After 1918 Brockway devoted himself to the anti-war movement, believing that solid resistance to war could be built on the sentimental reaction against war that was then the fashion. He received from Bernard Shaw a sensible comment on its uselessness. This was in a letter (26 July, 1922) refusing to address a peace demonstration:—
“I grieve to say that I don’t believe in these demonstrations. People who get emotionally excited about peace are precisely the people who get emotionally excited about war. In this matter, action and reaction are equal. Lloyd George will do all that is necessary to make the nation send Xmas cards to all the other nations until he wants to send them to the trenches again. Ten minutes after that he will have them telling stories of enemy sergeants (probably French this time) with their pouches full of gouged English eyes and throwing bricks at you as you are dragged back to prison (p. 135).”
Brockway acknowledges the truth of this—afterwards.
“Writing in this year of war crises, 1939, one realises how. superficial was the effect of imposing No More War demonstrations which we organised from 1922 to 1924 and how justifiable was Mr. Shaw’s cynicism.”
Another illustration of the I.L.P.S floundering relates to a much later period, 1931-1933.
“I was elected chairman of the I.L.P. at Easter, 1931, and remained chairman until the end of 1933. During this period the I.L.P. disaffiliated from the Labour Party and began its inner struggle towards a revolutionary Socialist position. In the course of this inner struggle the I.L.P. experimented in many directions, at one time approaching the Communist International, and at another moving towards the Trotskyist position, at one stage attaching its hope to united fronts and at another reverting to purism, at one period going all out to prepare for Soviets and at another recognising again the value of Parliament (p. 237).”
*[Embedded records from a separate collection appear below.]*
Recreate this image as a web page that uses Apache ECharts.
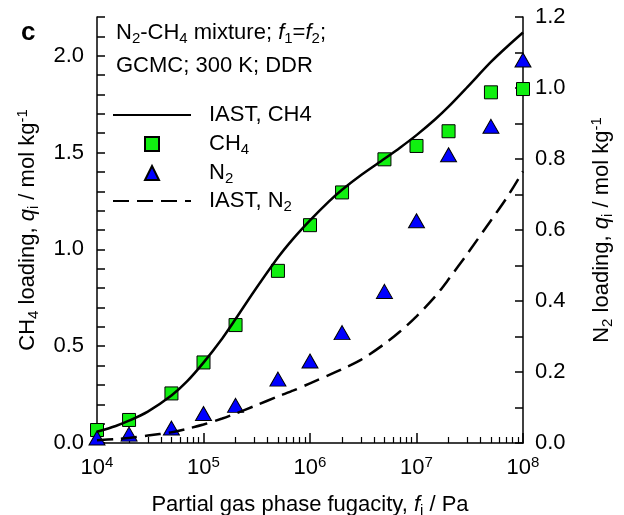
<!DOCTYPE html>
<html><head><meta charset="utf-8">
<script src="https://cdn.jsdelivr.net/npm/echarts@6/dist/echarts.min.js"></script>
<style>html,body{margin:0;padding:0;background:#fff}#c{width:624px;height:515px}</style>
</head><body><div id="c"></div>
<script>
// GCMC data points
const fugacity = [1e4, 2e4, 5e4, 1e5, 2e5, 5e5, 1e6, 2e6, 5e6, 1e7, 2e7, 5e7, 1e8];
const ch4Loading = [0.067, 0.119, 0.256, 0.416, 0.609, 0.889, 1.125, 1.294, 1.465, 1.534, 1.61, 1.811, 1.828];
const n2Loading = [0.014, 0.025, 0.042, 0.083, 0.106, 0.180, 0.231, 0.311, 0.427, 0.626, 0.812, 0.892, 1.079];
// IAST curves
const iastFugacity = [1e4, 1.5e4, 2e4, 3e4, 5e4, 7e4, 1e5, 1.5e5, 2e5, 3e5, 5e5, 7e5, 1e6, 1.5e6, 2e6, 3e6, 5e6, 7e6, 1e7, 1.5e7, 2e7, 3e7, 5e7, 7e7, 1e8];
const iastCH4 = [0.058, 0.088, 0.115, 0.162, 0.245, 0.318, 0.415, 0.54, 0.64, 0.785, 0.958, 1.057, 1.15, 1.247, 1.308, 1.383, 1.468, 1.525, 1.59, 1.672, 1.737, 1.838, 1.968, 2.044, 2.12];
const iastN2 = [0.008, 0.011, 0.014, 0.021, 0.030, 0.040, 0.052, 0.069, 0.083, 0.104, 0.131, 0.148, 0.168, 0.191, 0.208, 0.234, 0.279, 0.314, 0.357, 0.413, 0.461, 0.533, 0.627, 0.69, 0.765];
// axis ticks
const xMajorTicks = [1e4, 1e5, 1e6, 1e7, 1e8];
const xMinorMultipliers = [2, 3, 4, 5, 6, 7, 8, 9];
const legendLabels = {'IAST, CH4': 'IAST, CH4', 'CH4': 'CH{sub|4}', 'N2': 'N{sub|2}', 'IAST, N2': 'IAST, N{sub|2}'};

const xMinorTicks = [];
for (let i = 0; i < xMajorTicks.length - 1; i++) xMinorMultipliers.forEach(m => xMinorTicks.push(xMajorTicks[i] * m));

const F = '"Liberation Sans", Arial, Helvetica, sans-serif';
const FS = 22;
const rich = {
  b: {fontSize: FS, fontFamily: F, color: '#000', lineHeight: 26},
  it: {fontSize: FS, fontFamily: F, color: '#000', fontStyle: 'italic', lineHeight: 26},
  sub: {fontSize: 15, fontFamily: F, color: '#000', lineHeight: 14, verticalAlign: 'bottom'},
  sup: {fontSize: 15, fontFamily: F, color: '#000', lineHeight: 14, verticalAlign: 'top'}
};
const baseText = {fontSize: FS, fontFamily: F, color: '#000', lineHeight: 26, rich: rich};

const chart = echarts.init(document.getElementById('c'), null, {renderer: 'canvas'});
const axisLine = {show: true, lineStyle: {color: '#000', width: 1.5}};
const legendCommon = {orient: 'vertical', padding: 0, itemHeight: 14, itemGap: 3, symbolKeepAspect: true,
  selectedMode: false, formatter: name => legendLabels[name]};

chart.setOption({
  animation: false,
  backgroundColor: '#fff',
  grid: {left: 97, right: 101, top: 17, bottom: 72, containLabel: false, outerBoundsMode: 'none'},
  xAxis: [{
    type: 'log', logBase: 10, min: 1e4, max: 1e8, position: 'bottom',
    axisLine: axisLine,
    axisTick: {show: true, inside: true, length: 10, lineStyle: {color: '#000', width: 1.5}, customValues: xMajorTicks},
    axisLabel: {customValues: xMajorTicks, margin: 12, ...baseText,
      formatter: v => '{b|10}{sup|' + Math.round(Math.log10(v)) + '}'},
    splitLine: {show: false},
    name: '{b|Partial gas phase fugacity, }{it|f}{sub|i}{b| / Pa}',
    nameLocation: 'middle', nameGap: 49, nameTextStyle: baseText
  }, {
    type: 'log', logBase: 10, min: 1e4, max: 1e8, position: 'bottom',
    axisLine: {show: false},
    axisTick: {show: true, inside: true, length: 6, lineStyle: {color: '#000', width: 1.2}, customValues: xMinorTicks},
    axisLabel: {show: false},
    splitLine: {show: false}
  }],
  yAxis: [{
    type: 'value', min: 0, max: 2.2, interval: 0.1, position: 'left',
    axisLine: axisLine,
    axisTick: {show: true, inside: true, length: 8, lineStyle: {color: '#000', width: 1.5}},
    axisLabel: {margin: 13, ...baseText,
      formatter: v => (Math.round(v * 10) % 5 === 0 ? v.toFixed(1) : '')},
    splitLine: {show: false},
    name: '{b|CH}{sub|4}{b| loading, }{it|q}{sub|i}{b| / mol kg}{sup|-1}',
    nameLocation: 'middle', nameRotate: 90, nameGap: 56, nameTextStyle: baseText
  }, {
    type: 'value', min: 0, max: 1.2, interval: 0.1, position: 'right',
    axisLine: axisLine,
    axisTick: {show: true, inside: true, length: 8, lineStyle: {color: '#000', width: 1.5}},
    axisLabel: {margin: 12, ...baseText,
      formatter: v => (Math.round(v * 10) % 2 === 0 ? v.toFixed(1) : '')},
    splitLine: {show: false},
    name: '{b|N}{sub|2}{b| loading, }{it|q}{sub|i}{b| / mol kg}{sup|-1}',
    nameLocation: 'middle', nameRotate: 90, nameGap: 66, nameTextStyle: baseText
  }],
  legend: [
    {...legendCommon, left: 112, top: 102, itemWidth: 78,
      data: [{name: 'IAST, CH4', itemStyle: {opacity: 0}}],
      textStyle: {...baseText, padding: [0, 0, 0, 13]}},
    {...legendCommon, left: 144, top: 131, itemWidth: 14,
      data: ['CH4', 'N2'],
      textStyle: {...baseText, padding: [0, 0, 0, 45]}},
    {...legendCommon, left: 112, top: 188, itemWidth: 78,
      data: [{name: 'IAST, N2', itemStyle: {opacity: 0}}],
      textStyle: {...baseText, padding: [0, 0, 0, 13]}}
  ],
  graphic: [
    {type: 'text', x: 21, y: 33, style: {text: 'c', fontSize: 26, fontWeight: 'bold', fontFamily: F, fill: '#000', verticalAlign: 'middle', align: 'left'}},
    {type: 'text', x: 116, y: 20, style: {text: '{b|N}{sub|2}{b|-CH}{sub|4}{b| mixture; }{it|f}{sub|1}{b|=}{it|f}{sub|2}{b|;}', rich: rich, fontSize: FS, fontFamily: F, lineHeight: 26, fill: '#000', verticalAlign: 'top', align: 'left'}},
    {type: 'text', x: 116, y: 53, style: {text: '{b|GCMC; 300 K; DDR}', rich: rich, fontSize: FS, fontFamily: F, lineHeight: 26, fill: '#000', verticalAlign: 'top', align: 'left'}}
  ],
  series: [{
    name: 'IAST, CH4', type: 'line', xAxisIndex: 0, yAxisIndex: 0,
    data: iastFugacity.map((f, i) => [f, iastCH4[i]]),
    symbol: 'none', smooth: 0.3,
    lineStyle: {color: '#000', width: 2.5}, itemStyle: {color: '#000'}
  }, {
    name: 'IAST, N2', type: 'line', xAxisIndex: 0, yAxisIndex: 1,
    data: iastFugacity.map((f, i) => [f, iastN2[i]]),
    symbol: 'none', smooth: 0.3,
    lineStyle: {color: '#000', width: 2.5, type: [16, 8]}, itemStyle: {color: '#000'}
  }, {
    name: 'CH4', type: 'scatter', xAxisIndex: 0, yAxisIndex: 0,
    data: fugacity.map((f, i) => [f, ch4Loading[i]]),
    symbol: 'rect', symbolSize: 13,
    itemStyle: {color: '#10f010', borderColor: '#000', borderWidth: 1, opacity: 1}
  }, {
    name: 'N2', type: 'scatter', xAxisIndex: 0, yAxisIndex: 1,
    data: fugacity.map((f, i) => [f, n2Loading[i]]),
    symbol: 'triangle', symbolSize: [16, 14],
    itemStyle: {color: '#0000ff', borderColor: '#000', borderWidth: 1, opacity: 1}
  }]
});
</script></body></html>
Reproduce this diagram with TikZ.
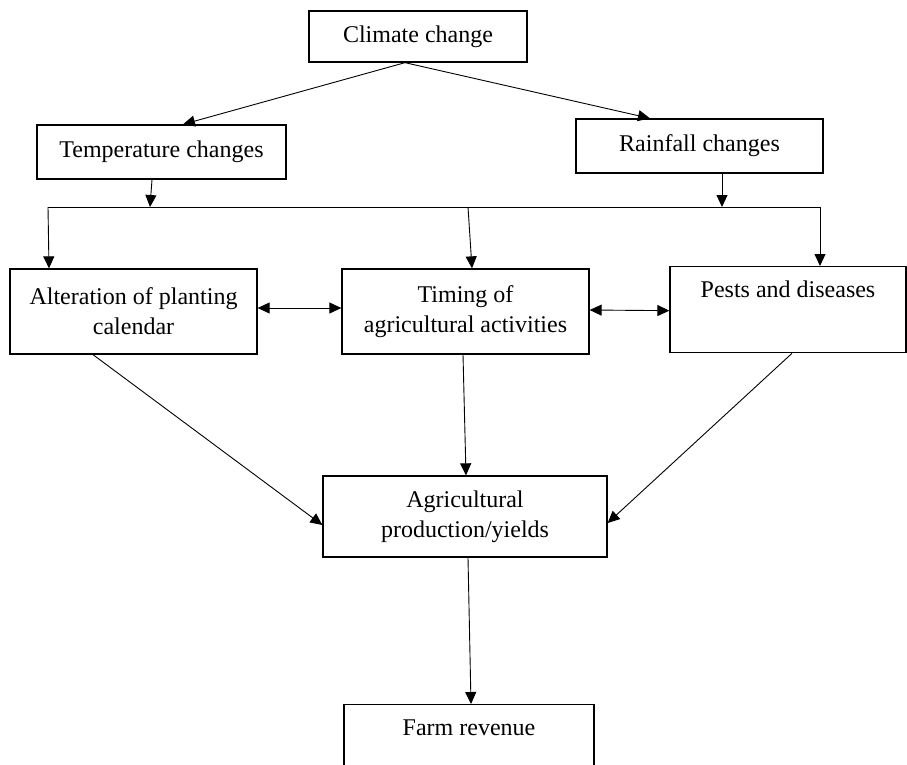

To see this in proper perspective it needs to be remembered that 1931 was after the I.L.P. had been in existence for nearly 40 years.
A last example is the attitude of Brockway and the I.L.P.. towards leaders and leadership. As a youth Brockway was constantly being swept off his feet by oratory. John Morley’s ” finely-phrased oratory awed me, but I felt more enthusiasm for the audacious speech of a young recruit to Liberalism—Mr. Winston Churchill ” (p. 11).
This was before his conversion to “Socialism” but his attitude to leaders did not change. He was “entranced” by Keir Hardie (p. 17). He was a “Shaw worshipper” (p. 22), and MacDonald “expressed his opinions with the manner of a god and I felt at least that I was in the presence of a great man . . . his rich organ-like voice and oratory captivated me” (p. 35). He tells of a speech (in French) by Jean Jaurès, which Brockway “could not follow” and which probably not “one man in a hundred” of the audience understood, “but we all understood that he was illustrating the rise of the workers from slavery to freedom, and at his final cry of triumph we were all on our feet cheering with him” (p. 36).
Of course it can be said that this emotionalism, like admiration for the art and artifices of actors, is harmless; but in politics where it is played upon by leaders to sway the emotions of followers without regard to their understanding it is not harmless, far from it. Brockway gives a striking example of how harmful it can be. He had become thoroughly mistrustful of MacDonald because, among other things, MacDonald was working early in 1914 for a definite Labour Party alliance with the Liberals at the General Election. When Keir Hardie died MacDonald spoke at a memorial meeting in Glasgow and “many of those who heard him say that his oration rose to heights greater than they had ever known in human utterances. If there were doubts about MacDonald before in the minds of Scottish Socialists, this speech removed them. The extraordinary loyalty of Glasgow to MacDonald, which was responsible for his election to the leadership of the Parliamentary Labour Party in 1921, and was never dispelled until the betrayal of the workers by the second Labour Government, had its roots in this speech more than in anything else ” (p. 65. Italics ours).
Can anyone read this and not perceive the truth of the S.P.G.B.’s claim that dependence on leadership is a menace to the working-clam movement and that not emotionalism and leader worship but knowledge, understanding and self-reliance are the workers’ road to emancipation?
Yet Brockway (who incidentally mistrusted MacDonald but for years deliberately refrained from passing on his grounds for mistrust to the workers) is still, at the end of his book, putting the case for leadership and hoping to find leaders who will be “worthy of the name” and who will “not be tempted by careerism” (p. 342), and stating that, in the final struggle for Socialism “and the critical period of the transition following it,” of course large power of direction must be given to the leaders” (p. 345). True, Brockway desires that “even then the final decision on issues of principle should remain with representatives of the workers,” but he does not explain how a movement of workers brought up to be spell-bound worshippers of oratory and personality are going to acquire the knowledge and self- reliance necessary for the task of breaking the spell.